10. No Employment Right. Optionee acknowledges that neither the fact of this option grant nor any provision of this option Agreement or the Plan or the policies adopted pursuant to the Plan shall confer upon Optionee any right with respect to continuation of employment with the Company or to employment that is not terminable at will. Optionee further acknowledges and agrees that Optionee’s employment with the Company is not for any minimum or fixed period, is subject to the mutual consent of Optionee and the Company, and may be terminated by either Optionee or the Company at any time, for any reason or no reason, with or without cause or notice or any kind of pre- or post-termination warning, discipline or procedure.

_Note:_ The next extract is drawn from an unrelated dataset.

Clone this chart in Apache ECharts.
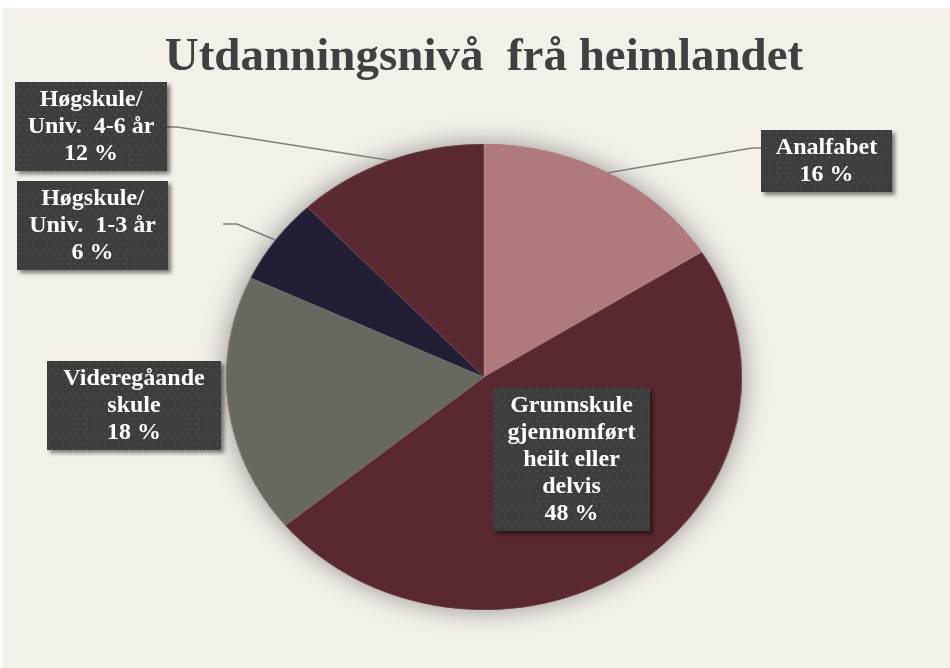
<!DOCTYPE html>
<html>
<head>
<meta charset="utf-8">
<script src="https://cdn.jsdelivr.net/npm/echarts@6/dist/echarts.min.js"></script>
<style>
  html, body { margin: 0; padding: 0; background: #ffffff; }
  #wrap { position: relative; width: 950px; height: 668px; overflow: hidden; }
  #bg { position: absolute; left: 3px; top: 8px; right: 0; bottom: 0; background: #f3f0ea; }
  /* pie drawn as a circle, then stretched sideways to the oval of the original */
  #pie { position: absolute; left: 0; top: 0; width: 950px; height: 668px;
         transform: scaleX(1.107); transform-origin: 484px 377px; }
  #labels { position: absolute; left: 0; top: 0; width: 950px; height: 668px; }
</style>
</head>
<body>
<div id="wrap">
  <div id="bg"></div>
  <div id="pie"></div>
  <div id="labels"></div>
</div>
<script>
// data
var categories = [
  "Analfabet",
  "Grunnskule\ngjennomført\nheilt eller\ndelvis",
  "Videregåande\nskule",
  "Høgskule/\nUniv.  1-3 år",
  "Høgskule/\nUniv.  4-6 år"
];
var values = [16, 48, 18, 6, 12];
var colors = ["#b0797c", "#5a2830", "#67685f", "#221e36", "#5a2931"];

// label boxes: top-left corner and size
var boxPos = [[761, 130], [493, 388], [47, 361], [17, 181], [15, 82]];
var boxW = [131, 157, 174, 151, 152];
// leader line end [x, y] and elbow length (null = no line)
var lineEnd = [[761, 148, 9], null, null, [223, 224, 14], [167, 127, 10]];

var cx = 484, cy = 377, ry = 233, rx = 258;
var SH = 7; // room for the box shadow
var total = values.reduce(function (a, b) { return a + b; }, 0);

function midPoint(i) {
  var before = 0;
  for (var k = 0; k < i; k++) before += values[k];
  var a = (before + values[i] / 2) / total * Math.PI * 2;
  return [cx + rx * Math.sin(a), cy - ry * Math.cos(a)];
}

// dotted dark box with its drop shadow, used as label background
function texture(w, h) {
  var c = document.createElement("canvas");
  c.width = w + SH; c.height = h + SH;
  var g = c.getContext("2d");
  g.shadowColor = "rgba(0,0,0,0.5)";
  g.shadowBlur = 4;
  g.shadowOffsetX = 3;
  g.shadowOffsetY = 3;
  g.fillStyle = "#3d3d3d";
  g.fillRect(0, 0, w, h);
  g.shadowColor = "rgba(0,0,0,0)";
  g.fillStyle = "#4a4a4a";
  for (var y = 2, row = 0; y < h - 1; y += 5, row++) {
    for (var x = (row % 2) ? 4 : 1; x < w - 1; x += 7) {
      g.fillRect(x, y, 2, 2);
    }
  }
  return c;
}

var pieData = [];
var labelData = [];
for (var i = 0; i < values.length; i++) {
  var lines = categories[i].split("\n").length + 1;
  pieData.push({ name: categories[i], value: values[i], itemStyle: { color: colors[i] } });
  labelData.push({
    name: categories[i],
    value: values[i],
    label: { width: boxW[i], backgroundColor: { image: texture(boxW[i], lines * 27 + 8) } },
    labelLine: { show: lineEnd[i] != null }
  });
}

var pieChart = echarts.init(document.getElementById("pie"));
pieChart.setOption({
  animation: false,
  series: [
    {
      // shadow under the whole pie
      type: "pie",
      center: [cx, cy],
      radius: ry,
      silent: true,
      label: { show: false },
      labelLine: { show: false },
      itemStyle: {
        color: "#5a2830",
        shadowBlur: 26,
        shadowColor: "rgba(0,0,0,0.4)"
      },
      data: [{ value: 1 }]
    },
    {
      type: "pie",
      center: [cx, cy],
      radius: ry,
      startAngle: 90,
      clockwise: true,
      silent: true,
      label: { show: false },
      labelLine: { show: false },
      itemStyle: { borderWidth: 0.6, borderColor: "rgba(255,255,255,0.25)" },
      data: pieData
    }
  ]
});

var labelChart = echarts.init(document.getElementById("labels"));
labelChart.setOption({
  animation: false,
  title: {
    text: "Utdanningsnivå  frå heimlandet",
    left: 479,
    textAlign: "center",
    top: 29,
    textStyle: {
      fontFamily: "Liberation Serif",
      fontSize: 47,
      fontWeight: "bold",
      color: "#404040"
    }
  },
  series: [
    {
      type: "pie",
      center: [cx, cy],
      radius: ry,
      startAngle: 90,
      clockwise: true,
      silent: true,
      avoidLabelOverlap: false,
      itemStyle: { color: "rgba(0,0,0,0)" },
      label: {
        show: true,
        position: "outside",
        formatter: function (p) { return p.name + "\n" + p.value + " %"; },
        color: "#ffffff",
        fontFamily: "Liberation Serif",
        fontWeight: "bold",
        fontSize: 24,
        lineHeight: 27,
        align: "center",
        padding: [4, SH, 4 + SH, 0]
      },
      labelLine: {
        lineStyle: { color: "#7f7f7f", width: 1.5 }
      },
      labelLayout: function (p) {
        var i = p.dataIndex;
        var out = {
          x: boxPos[i][0] + (boxW[i] + SH) / 2,
          y: boxPos[i][1],
          align: "center",
          verticalAlign: "top"
        };
        if (lineEnd[i]) {
          var e = lineEnd[i];
          var dir = e[0] > cx ? -1 : 1;
          out.labelLinePoints = [midPoint(i), [e[0] + dir * e[2], e[1]], [e[0], e[1]]];
        }
        return out;
      },
      data: labelData
    }
  ]
});
</script>
</body>
</html>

11. No Right to Damages. Optionee acknowledges and agrees that, regardless of whether Optionee is terminated with or without cause, notice or pre-termination procedure or whether Optionee asserts or prevails on a claim that Optionee’s employment was terminable only for cause or only with notice or pre-termination procedure, Optionee has no right to, and will not bring any legal claim or action for, any damages for (a) having to exercise any vested portion of this option within three (3) months of termination or (b) cancellation of any unvested, or vested but unexercised, portion of this option.

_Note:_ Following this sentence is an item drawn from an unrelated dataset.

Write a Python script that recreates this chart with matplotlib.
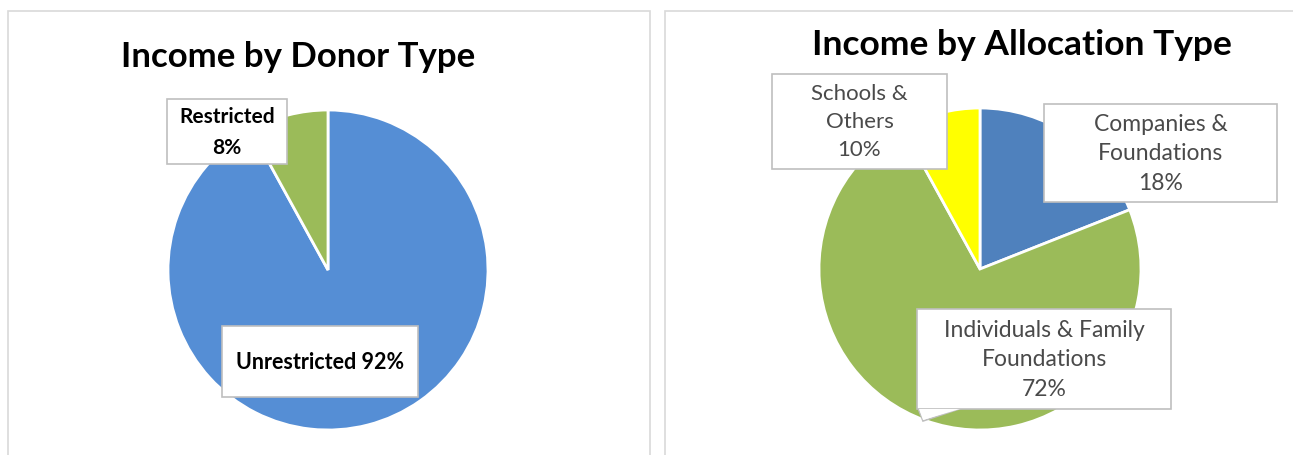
import matplotlib
matplotlib.use("Agg")
import matplotlib.pyplot as plt
from matplotlib.patches import Rectangle, Polygon

W, H = 1293, 456

# ---- data ----
donor_labels = ["Unrestricted", "Restricted"]
donor_values = [92, 8]
donor_pct_text = ["92%", "8%"]
donor_colors = ["#558ED5", "#9BBB59"]

alloc_labels = ["Companies &\nFoundations", "Individuals & Family\nFoundations", "Schools &\nOthers"]
alloc_values = [19, 73, 8]          # slice sizes as drawn in the picture
alloc_pct_text = ["18%", "72%", "10%"]  # percentages as printed on the labels
alloc_colors = ["#4F81BD", "#9BBB59", "#FFFF00"]

titles = ["Income by Donor Type", "Income by Allocation Type"]

FONT = "Lato"

fig = plt.figure(figsize=(W / 100, H / 100), dpi=100)
fig.patch.set_facecolor("white")


def fx(x):
    return x / W


def fy(y):
    return 1 - y / H


def rect_px(x0, y0, x1, y1, **kw):
    r = Rectangle((fx(x0), fy(y1)), fx(x1) - fx(x0), fy(y0) - fy(y1),
                  transform=fig.transFigure, **kw)
    fig.add_artist(r)
    return r


# panel borders
rect_px(8, 12, 650, 470, fill=False, edgecolor="#D9D9D9", linewidth=1.2)
rect_px(665, 12, 1300, 470, fill=False, edgecolor="#D9D9D9", linewidth=1.2)


def pie_axes(cx, cy, r):
    ax = fig.add_axes([fx(cx - r), fy(cy + r), fx(2 * r), (2 * r) / H])
    ax.axis("off")
    return ax


def finish(ax):
    ax.set_xlim(-1, 1)
    ax.set_ylim(-1, 1)
    ax.set_aspect("equal", adjustable="box")
    ax.axis("off")


ax1 = pie_axes(328, 271, 160)
ax1.pie(donor_values, colors=donor_colors, startangle=90, counterclock=False,
        radius=1, wedgeprops=dict(edgecolor="white", linewidth=2))
finish(ax1)

ax2 = pie_axes(980, 270, 161)
ax2.pie(alloc_values, colors=alloc_colors, startangle=90, counterclock=False,
        radius=1, wedgeprops=dict(edgecolor="white", linewidth=2))
finish(ax2)

# titles
fig.text(fx(298), fy(57), titles[0], ha="center", va="center", fontsize=25,
         fontweight="bold", family=FONT, color="black")
fig.text(fx(1022), fy(45), titles[1], ha="center", va="center", fontsize=25.5,
         fontweight="bold", family=FONT, color="black")


def label_box(x0, y0, x1, y1, text, bold=False, color="#4A4A4A", size=13, ls=1.3):
    rect_px(x0, y0, x1, y1, facecolor="white", edgecolor="#BFBFBF", linewidth=1.2,
            zorder=5)
    fig.text(fx((x0 + x1) / 2), fy((y0 + y1) / 2), text, ha="center", va="center",
             fontsize=size, fontweight="bold" if bold else "normal", family=FONT,
             color=color, linespacing=ls, zorder=6)


# left labels
label_box(167, 100, 287, 165, f"{donor_labels[1]}\n{donor_pct_text[1]}", bold=True,
          color="black", size=15, ls=1.65)
label_box(222, 327, 418, 398, f"{donor_labels[0]} {donor_pct_text[0]}", bold=True,
          color="black", size=15.5)

# right labels: callout tail for Individuals
tail = Polygon([(fx(918), fy(409)), (fx(923), fy(422)), (fx(962), fy(409))],
               closed=False, transform=fig.transFigure, facecolor="white",
               edgecolor="#BFBFBF", linewidth=1.2, zorder=5)
fig.add_artist(tail)
label_box(772, 75, 947, 170, f"{alloc_labels[2]}\n{alloc_pct_text[2]}", size=16, ls=1.5)
label_box(1044, 105, 1277, 203, f"{alloc_labels[0]}\n{alloc_pct_text[0]}", size=16.5, ls=1.5)
label_box(917, 310, 1171, 410, f"{alloc_labels[1]}\n{alloc_pct_text[1]}", size=16.5, ls=1.5)
tail2 = Polygon([(fx(919), fy(410)), (fx(923), fy(421)), (fx(960), fy(410))],
                closed=True, transform=fig.transFigure, facecolor="white",
                edgecolor="none", zorder=6)
fig.add_artist(tail2)

fig.savefig("out.png", dpi=100)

12. Acknowledgment. By Optionee’s acceptance below, Optionee acknowledges that Optionee has received and has read, understood and accepted all the terms, conditions and restrictions of this Agreement, the Plan, and the current policies referenced in paragraph 2(b) of this Agreement. Optionee understands and agrees that this option is subject to all the terms, conditions, and restrictions stated in this Agreement and in the other documents referenced in the preceding sentence, as the latter may be amended from time to time in the Company’s sole discretion.
13. Board Approval. This option has been granted pursuant to the Plan and accordingly is subject to approval by an authorized committee of the Board of Directors. If this option has not already been approved the Company agrees to submit this grant for approval as soon as practical.
14. Governing Law. This option shall be governed by the laws of the state of Washington, USA. EXECUTED at Redmond, Washington, the day and year first above written.
MICROSOFT CORPORATION |
/s/ XXX XXXXXXXX |
Xxx XxXxxxxx, Vice President, Human Resources |
OPTIONEE’S ACCEPTANCE:
I have read and fully understood this option Agreement and, as referenced in paragraph 12 above, I accept and agree to be bound by all of the terms, conditions and restrictions contained in this option Agreement and the other documents referenced in it. I intend to express my acceptance of the option and this Agreement by typing my name in the optionee acceptance window provided in “step 2” of the grant acceptance checklist, and I further intend the typing of my name to have the same force and effect in all respects as a handwritten signature.